The new federal strategy states it’s focused on measures that are “concrete” and “can be achieved or initiated” within a two-year time frame. One major step is setting up an AI centre of expertise, which will share information and code between departments and help expand successful AI projects across the government. It will also track and report on the adoption of the technology across the public service.
The new centre would be the second unit set up to coordinate AI work across the federal government. In July, the Liberals established an AI secretariat within the Privy Council Office, which leads the public service, headed by a long-time top innovation department official.
As part of its new AI strategy, the federal government will also require all departments to identify three programs or services which could be improved with the technology in the short term. Officials will also need to include AI and any necessary data and compute resources into budget and other program proposals.
To showcase what AI can do for the public service, Ottawa is planning to spread across the government a tool developed by the in-house Translation Bureau that interprets “low-risk and low-value documents.” As an officially bilingual operation, the government spends a lot of time and money converting from French to English or the other way.
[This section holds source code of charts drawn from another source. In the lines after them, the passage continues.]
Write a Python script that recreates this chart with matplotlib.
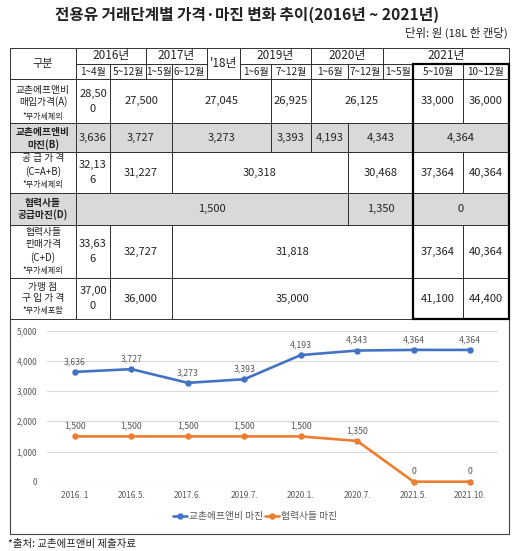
"""Edible-oil price / margin table with the margin trend chart underneath."""

import matplotlib.pyplot as plt
from matplotlib.patches import Rectangle

plt.rcParams["font.family"] = ["Noto Sans CJK KR", "DejaVu Sans"]

INK = "#222222"
LINE = "#333333"
GRAY_FILL = "#D9D9D9"
LABEL = "#595959"
BLUE = "#4472C4"
ORANGE = "#ED7D31"

# ---- chart data -------------------------------------------------------------
periods = ["2016. 1", "2016.5.", "2017.6.", "2019.7.", "2020.1.", "2020.7.", "2021.5.", "2021.10."]
kyochon_margin = [3636, 3727, 3273, 3393, 4193, 4343, 4364, 4364]
partner_margin = [1500, 1500, 1500, 1500, 1500, 1350, 0, 0]
series_names = ["교촌에프앤비 마진", "협력사들 마진"]
y_ticks = [0, 1000, 2000, 3000, 4000, 5000]

# ---- table data -------------------------------------------------------------
years = ["2016년", "2017년", "'18년", "2019년", "2020년", "2021년"]
year_spans = [(1, 3), (3, 5), (5, 6), (6, 8), (8, 10), (10, 13)]
months = ["1~4월", "5~12월", "1~5월", "6~12월", "1~6월", "7~12월",
          "1~6월", "7~12월", "1~5월", "5~10월", "10~12월"]
month_cols = [1, 2, 3, 4, 6, 7, 8, 9, 10, 11, 12]

row_a = ["28,50\n0", "27,500", "27,045", "26,925", "26,125", "33,000", "36,000"]
row_b = ["3,636", "3,727", "3,273", "3,393", "4,193", "4,343", "4,364"]
row_c = ["32,13\n6", "31,227", "30,318", "30,468", "37,364", "40,364"]
row_d = ["1,500", "1,350", "0"]
row_e = ["33,63\n6", "32,727", "31,818", "37,364", "40,364"]
row_f = ["37,00\n0", "36,000", "35,000", "41,100", "44,400"]
rows = [row_a, row_b, row_c, row_d, row_e, row_f]
row_spans = [
    [(1, 2), (2, 4), (4, 7), (7, 8), (8, 11), (11, 12), (12, 13)],
    [(1, 2), (2, 4), (4, 7), (7, 8), (8, 9), (9, 11), (11, 13)],
    [(1, 2), (2, 4), (4, 9), (9, 11), (11, 12), (12, 13)],
    [(1, 9), (9, 11), (11, 13)],
    [(1, 2), (2, 4), (4, 11), (11, 12), (12, 13)],
    [(1, 2), (2, 4), (4, 11), (11, 12), (12, 13)],
]
row_labels = [
    ["교촌에프앤비", "매입가격(A)", "*부가세제외"],
    ["교촌에프앤비", "마진(B)"],
    ["공 급 가 격", "(C=A+B)", "*부가세제외"],
    ["협력사들", "공급마진(D)"],
    ["협력사들", "판매가격", "(C+D)", "*부가세제외"],
    ["가맹 점", "구 입 가 격", "*부가세포함"],
]
shaded_rows = [1, 3]

# ---- layout (pixels) --------------------------------------------------------
col_x = [10, 76, 110, 146, 172, 207, 240, 271, 311, 348, 383, 413, 463, 509]
row_y = [48, 64, 79, 123, 152, 193, 225, 278, 319]
label_y = [[90, 102, 116], [132, 145], [158, 172, 185], [203, 215],
           [232, 244, 258, 271], [287, 298, 310]]

fig = plt.figure(figsize=(5.23, 5.51), dpi=100)
tab = fig.add_axes([0, 0, 1, 1])
tab.set_xlim(0, 523)
tab.set_ylim(551, 0)
tab.axis("off")


def cell(x0, x1, y0, y1, fill=None):
    tab.add_patch(Rectangle((x0, y0), x1 - x0, y1 - y0, facecolor=fill or "none",
                            edgecolor=LINE, lw=0.7, zorder=2 if fill is None else 1))


tab.text(247, 15, "전용유 거래단계별 가격·마진 변화 추이(2016년 ~ 2021년)",
         ha="center", va="center", fontsize=11.3, fontweight="bold", color=INK)
tab.text(508, 33, "단위: 원 (18L 한 캔당)", ha="right", va="center", fontsize=8.2, color=INK)

# header
cell(col_x[0], col_x[1], row_y[0], row_y[2])
tab.text((col_x[0] + col_x[1]) / 2, (row_y[0] + row_y[2]) / 2, "구분",
         ha="center", va="center", fontsize=8, color=INK)
for name, (c0, c1) in zip(years, year_spans):
    y1 = row_y[2] if c1 - c0 == 1 and name.startswith("'") else row_y[1]
    cell(col_x[c0], col_x[c1], row_y[0], y1)
    tab.text((col_x[c0] + col_x[c1]) / 2, (row_y[0] + y1) / 2, name,
             ha="center", va="center", fontsize=8.5, color=INK)
for name, c in zip(months, month_cols):
    cell(col_x[c], col_x[c + 1], row_y[1], row_y[2])
    tab.text((col_x[c] + col_x[c + 1]) / 2, (row_y[1] + row_y[2]) / 2, name,
             ha="center", va="center", fontsize=7.2, color=INK)

# body
for r, (vals, spans) in enumerate(zip(rows, row_spans)):
    y0, y1 = row_y[r + 2], row_y[r + 3]
    fill = GRAY_FILL if r in shaded_rows else None
    if fill:
        tab.add_patch(Rectangle((col_x[0], y0), col_x[-1] - col_x[0], y1 - y0,
                                facecolor=fill, edgecolor="none", zorder=0))
    cell(col_x[0], col_x[1], y0, y1)
    for k, (txt, ly) in enumerate(zip(row_labels[r], label_y[r])):
        small = txt.startswith("*")
        tab.text((col_x[0] + col_x[1]) / 2, ly, txt, ha="center", va="center",
                 fontsize=5.8 if small else 7,
                 fontweight="bold" if r in shaded_rows else "normal", color=INK)
    for val, (c0, c1) in zip(vals, spans):
        cell(col_x[c0], col_x[c1], y0, y1)
        xc, yc = (col_x[c0] + col_x[c1]) / 2, (y0 + y1) / 2
        parts = val.split("\n")
        gap = 15
        for i, p in enumerate(parts):
            tab.text(xc, yc + (i - (len(parts) - 1) / 2) * gap, p,
                     ha="center", va="center", fontsize=8, color=INK)

# thick box around the 2021 May-Dec columns
tab.add_patch(Rectangle((col_x[11], row_y[1]), col_x[13] - col_x[11], row_y[-1] - row_y[1],
                        facecolor="none", edgecolor="black", lw=1.6, zorder=3))

# chart frame
tab.plot([10, 10, 509, 509], [319, 534, 534, 319], color="#444444", lw=0.8)
tab.text(8, 544, "*출처: 교촌에프앤비 제출자료", ha="left", va="center", fontsize=7.5, color=INK)

# ---- line chart -------------------------------------------------------------
ax = fig.add_axes([46.8 / 523, (551 - 481.7) / 551, 451.4 / 523, 151 / 551])
ax.set_facecolor("none")
x = list(range(len(periods)))
for vals, color, name in [(kyochon_margin, BLUE, series_names[0]),
                          (partner_margin, ORANGE, series_names[1])]:
    ax.plot(x, vals, color=color, lw=1.9, marker="o", ms=3.6, label=name,
            solid_capstyle="round", clip_on=False, zorder=3)
    for xi, v in zip(x, vals):
        ax.annotate(f"{v:,}", (xi, v), xytext=(0, 7.5), textcoords="offset points",
                    ha="center", va="center", fontsize=6.3, color=LABEL)

ax.set_xlim(-0.5, len(periods) - 0.5)
ax.set_ylim(0, 5000)
ax.set_yticks(y_ticks)
ax.set_yticklabels([f"{t:,}" for t in y_ticks])
ax.set_xticks(x)
ax.set_xticklabels(periods)
ax.tick_params(axis="y", length=0, pad=7, labelsize=6, colors=LABEL)
ax.tick_params(axis="x", length=0, pad=7, labelsize=6, colors=LABEL)
ax.grid(axis="y", color=GRAY_FILL, lw=0.8)
ax.set_axisbelow(True)
for s in ax.spines.values():
    s.set_visible(False)

fig.legend(loc="center", bbox_to_anchor=(255 / 523, 1 - 516 / 551), ncol=2, frameon=False,
           fontsize=7, handlelength=1.4, handletextpad=0.2, columnspacing=0.2,
           labelcolor=LABEL)

fig.savefig("out.png", dpi=100, facecolor="white")
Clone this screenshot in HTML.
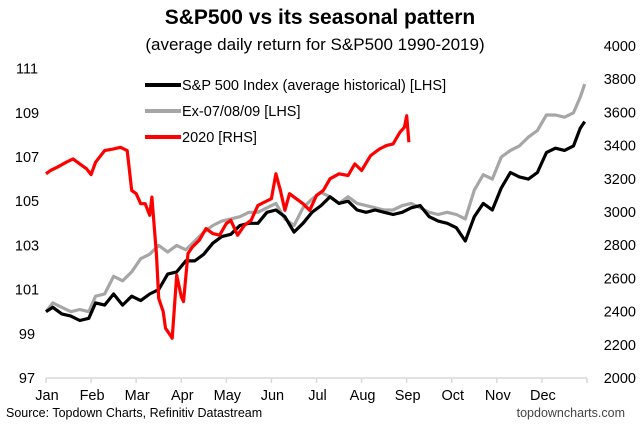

The bureau has eight billion words logged to train a model that can automate that work, according to the AI strategy, although more important files will still get the human touch. The document says expansion of the tool can be a “lighthouse project” that helps identify barriers and gaps in the government’s internal AI rules and processes.
Ottawa is also promising to develop a plan to train public servants on how to use the technology, including “prompt engineering,” which helps find the best instructions for large language models. And it will try to hire more workers who already have the necessary skills.
“We don’t always have to do things the way that we’ve always worked,” Petitpas Taylor said. AI is “a tool to provide to the public service—it’s not there to replace them,” she added.
Still, the strategy is high-level, and does not include timelines or budgets for the rollout of AI across the government. And while it pledges to “update procurement processes” to reflect the “pace and requirements” of AI, the document does not promise any specific changes to how and where departments buy the technology.
Petitpas Taylor said the publication is a first step, with a more thorough plan to come at some point in the future.
Editor’s Note: This story has been updated with comments from Treasury Board President Ginette Petitpas Taylor.